Bit Player
2021

Amherst Cinema Amherst, MA

with

Lee Spector

Professor of Computer Science, Hampshire College; Editor-in-Chief, Genetic Programming and Evolvable Machines

The Bit Player— [ONLINE] The world-changing thinking of Claude Shannon

Computer science professor Lee Spector discusses the profound influence Claude Shannon's thinking has on our understanding of life and the universe, and how his unconventional thinking allows us to make computers out of objects like marbles and dominoes, water pipes, and lasers.

Presented as part of the 2021 National Evening of Science on Screen.

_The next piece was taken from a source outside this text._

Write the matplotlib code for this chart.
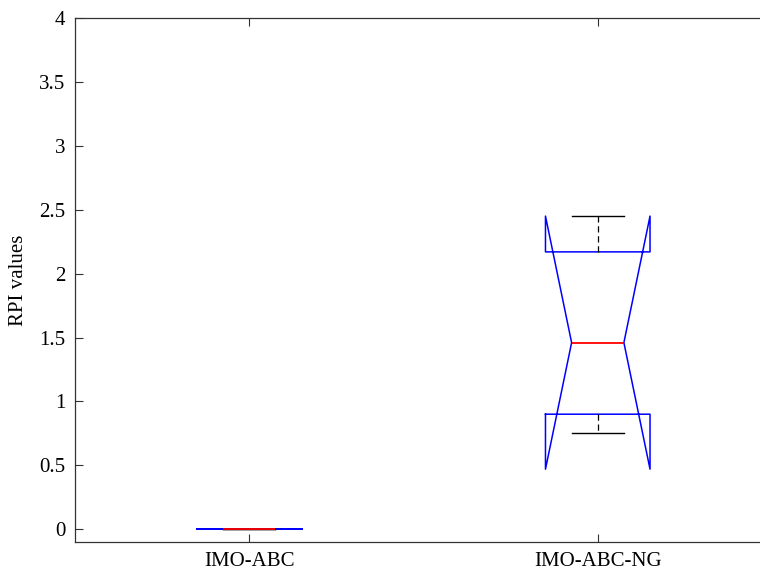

Amherst Cinema Amherst, MA

Film Synopsis

A film about Claude Shannon, father of information theory: a playful genius whose name is largely unknown though his work revolutionized nearly every aspect of modern life.

In a blockbuster paper in 1948, Claude Shannon introduced the notion of a "bit" and laid the foundation for the information age. His ideas ripple through nearly every aspect of modern life, influencing such diverse fields as communication, computing, cryptography, neuroscience, artificial intelligence, cosmology, linguistics, and genetics. But when interviewed in the 1980s, Shannon was more interested in showing off the gadgets he’d constructed — juggling robots, a Rubik’s Cube solving machine, a wearable computer to win at roulette, a unicycle without pedals, a flame-throwing trumpet — than rehashing the past. Mixing contemporary interviews, archival film, animation and dialogue drawn from interviews conducted with Shannon himself, THE BIT PLAYER tells the story of an overlooked genius who revolutionized the world, but never lost his childlike curiosity.

About the Speaker

Lee Spector teaches and conducts research in artificial intelligence and intersections of computer science with cognitive science, physics, evolutionary biology, and the arts. He is a Professor of Computer Science at Hampshire College, Visiting Professor of Computer Science at Amherst College, Adjunct Professor in the College of Information and Computer Sciences at the University of Massachusetts, Amherst, and Editor-in-Chief of the journal Genetic Programming and Evolvable Machines.

Professor Spector received a B.A. in Philosophy from Oberlin College, a Ph.D. in Computer Science from the University of Maryland, College Park, and the highest honor bestowed by the National Science Foundation for excellence in both teaching and research, the NSF Director's Award for Distinguished Teaching Scholars. In 2015, Professor Spector presented an Amherst Cinema Science on Screen talk to accompany a screening of BLADE RUNNER: THE FINAL CUT.